Georgia lawmakers OK parent rights, divisive concepts ban

butch miller
Republican Senate President Pro Tem Butch Miller of Gainesville (John Bazemore/AP Photo)

Georgia lawmakers sent a bill to increase parental oversight of schools to Gov. Brian Kemp for his signature on Friday, while a bill regulating what schools can teach on racial issues neared final passage.

The measures are key parts of a conservative agenda on schools. The Republican Kemp has already signed a bill letting parents opt their children out of school mask mandates for five years, and a bill is on his desk that would force public schools to respond to challenges of materials parents consider obscene. Still alive, but facing more challenges is a bill that would prohibit transgender girls from playing on girls’ sports teams.

House Bill 1084, which bans the teaching of “divisive concepts” on race in Georgia public schools, went back to the House for representatives to agree to changes after passing the Senate 32-21 on Friday. The measure, based on a now-repealed executive order from President Donald Trump, has attracted opposition throughout the session from teacher groups and liberal groups. But Republicans say it’s absolutely necessary to ban critical race theory, a term stretched from its original meaning as an examination of how societal structures perpetuate white dominance to a broader indictment of diversity initiatives and teaching about race.

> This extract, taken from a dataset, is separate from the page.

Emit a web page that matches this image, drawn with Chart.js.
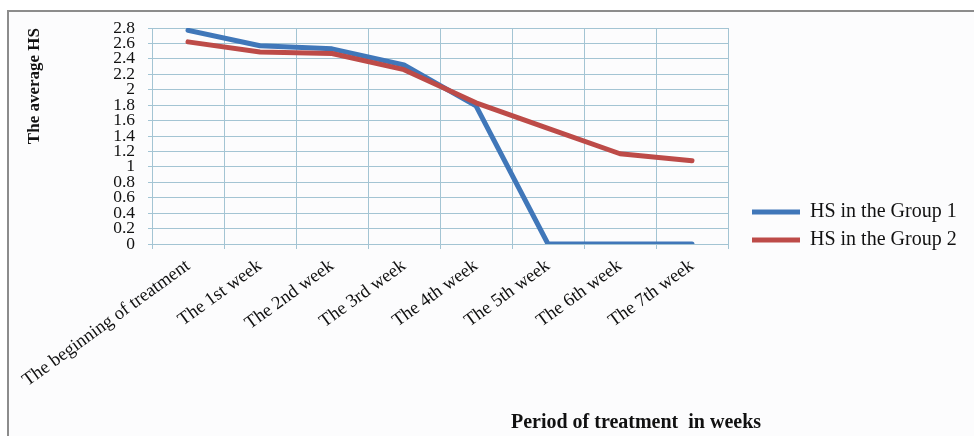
<!DOCTYPE html>
<html>
<head>
<meta charset="utf-8">
<script src="https://cdn.jsdelivr.net/npm/chart.js@4.4.1/dist/chart.umd.min.js"></script>
<style>
    html, body { margin: 0; padding: 0; background: #fff; overflow: hidden; }
    #wrap { position: relative; width: 974px; height: 436px; overflow: hidden; }
    #frame {
        position: absolute; left: 7px; top: 10px; width: 990px; height: 450px;
        border-left: 2px solid #8c8c8c; border-top: 2px solid #8c8c8c; background: #fcfcfd;
    }
    #chart { position: absolute; left: 0; top: 0; }
    #x-title {
        position: absolute; left: 486px; top: 410px; width: 300px; text-align: center;
        font: bold 20px "Liberation Serif", serif; color: #111; white-space: pre;
    }
</style>
</head>
<body>
<div id="wrap">
    <div id="frame"></div>
    <canvas id="chart" width="974" height="436"></canvas>
    <div id="x-title">Period of treatment  in weeks</div>
</div>
<script>
// --- Data ---
const periods = [
    'The beginning of treatment', 'The 1st week', 'The 2nd week', 'The 3rd week',
    'The 4th week', 'The 5th week', 'The 6th week', 'The 7th week'
];
const group1 = [2.77, 2.57, 2.53, 2.32, 1.79, 0, 0, 0];
const group2 = [2.62, 2.49, 2.47, 2.26, 1.83, 1.50, 1.17, 1.08];
const yTickValues = [0, 0.2, 0.4, 0.6, 0.8, 1, 1.2, 1.4, 1.6, 1.8, 2, 2.2, 2.4, 2.6, 2.8];

const SERIF = '"Liberation Serif", "Times New Roman", serif';
const GRID = '#a3c4d3';
const PLOT_LEFT = 152;
const LEGEND_W = 246;

// keep the legend a fixed width and nudge it right of the plot
const legendPlacement = {
    id: 'legendPlacement',
    beforeLayout(chart) {
        const lg = chart.legend;
        if (lg && !lg._fixed) {
            const fit = lg.fit;
            lg.fit = function () { fit.call(this); this.width = LEGEND_W; };
            lg._fixed = true;
        }
    },
    afterLayout(chart) {
        chart.legend.left += 16;
        chart.legend.right += 16;
    }
};

const ctx = document.getElementById('chart').getContext('2d');
new Chart(ctx, {
    type: 'line',
    data: {
        labels: periods,
        datasets: [{
            label: 'HS in the Group 1',
            data: group1,
            borderColor: '#4077b9',
            backgroundColor: '#4077b9',
            borderWidth: 5,
            pointBorderWidth: 5,
            borderCapStyle: 'round',
            borderJoinStyle: 'round',
            pointRadius: 0,
            tension: 0,
            order: 1
        }, {
            label: 'HS in the Group 2',
            data: group2,
            borderColor: '#bd4b48',
            backgroundColor: '#bd4b48',
            borderWidth: 5,
            pointBorderWidth: 5,
            borderCapStyle: 'round',
            borderJoinStyle: 'round',
            pointRadius: 0,
            tension: 0,
            order: 0
        }]
    },
    options: {
        responsive: false,
        animation: false,
        layout: { padding: { left: 0, top: 28, right: 0, bottom: 12 } },
        plugins: {
            tooltip: { enabled: false },
            legend: {
                position: 'right',
                labels: {
                    usePointStyle: true,
                    pointStyle: 'line',
                    pointStyleWidth: 48,
                    padding: 8,
                    color: '#111',
                    font: { family: SERIF, size: 20 },
                    sort: (a, b) => a.datasetIndex - b.datasetIndex
                }
            }
        },
        scales: {
            x: {
                offset: true,
                grid: { offset: true, color: GRID, tickLength: 5 },
                border: { color: GRID },
                ticks: {
                    autoSkip: false,
                    minRotation: 36,
                    maxRotation: 36,
                    padding: 6,
                    color: '#111',
                    font: { family: SERIF, size: 18.5 }
                },
                afterFit: s => { s.height = 436 - 12 - 244; }
            },
            y: {
                min: 0,
                max: 2.8,
                afterBuildTicks: s => { s.ticks = yTickValues.map(v => ({ value: v })); },
                grid: { color: GRID, tickLength: 4 },
                border: { color: GRID },
                ticks: {
                    autoSkip: false,
                    padding: 13,
                    color: '#111',
                    font: { family: SERIF, size: 17.5, lineHeight: 1 },
                    callback: v => String(+(+v).toFixed(1))
                },
                title: {
                    display: true,
                    text: 'The average HS',
                    align: 'end',
                    color: '#111',
                    padding: { top: 24, bottom: 0 },
                    font: { family: SERIF, size: 17, weight: 'bold' }
                },
                afterFit: s => { s.width = PLOT_LEFT; }
            }
        }
    },
    plugins: [legendPlacement]
});
</script>
</body>
</html>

“CRT is wrong, it’s destructive and it views American history through a racial lens,” said Senate President Pro Tem Butch Miller, a Gainesville Republican running for lieutenant governor. “It’s a filter that focuses on victimhood, not triumph, and we have triumphed in this country. It is driven by identity politics; it promotes racial identity over American identity, and is a recipe for chaos and division. We don’t defeat racism with racism.”

Banned “divisive concepts” would include claims that the U.S. is “fundamentally or systematically racist,” that any people are “inherently racist or oppressive, whether consciously or unconsciously,” and that no one “should feel discomfort, guilt, anguish, or any other form of psychological distress because of his or her race.” Bills using identical language have been proposed in dozens of states, backed by the Center for Renewing America, a think tank led by former Trump administration officials.

School districts would have to respond to complaints, and people who don’t like the outcome could appeal to the state Board of Education. If the board finds the school district in the wrong, it could suspend some or all of its waivers from state regulation.

The measure also bans training of school employees by anyone who advocates for the banned divisive concepts.
Despite assurances from sponsors that the measure won’t inhibit the ability to teach a full picture of American history, a number of teachers have voiced opposition. Amelia Copp, an intervention teacher at a Decatur elementary school, said she believes the bill will chill teachers’ speech in the classroom, as well as Copp’s ability to lead efforts to eradicate racism in schools. She said she fears conservative parents will be looking for opportunities to rat out teachers, and presented a petition to lawmakers opposing the measure earlier this year.

Copp said she was incensed by “the audacity that they think they can tell us what to teach, that they can censor us in the classroom.”

But she said that she’s a rule follower, and so are her coworkers. “Teachers are going to be afraid to teach anything regarding race and racism.”

Kemp has backed House Bill 1178, which he bills as a parent’s bills of rights. The measure passed the Senate 31-22 on Friday. It says parents have the right to review all classroom materials, the right to access all records relating to their child, the right to opt their child out of all sex education, and the right to prevent the creation of photos, videos and voice recordings of their children except for security purposes. Many of the rights already exist.
The law would require local school boards to develop procedures for parents to object to material used in the classroom.
“Parents have a right to be actively involved in their child’s learning experience,” Kemp tweeted after its passage. “This bill will ensure transparency in education by promoting a partnership between parents and educators.”
Opponents, though, warned the bill could worsen the relationship between parents and teachers and deluge schools with harassing requests.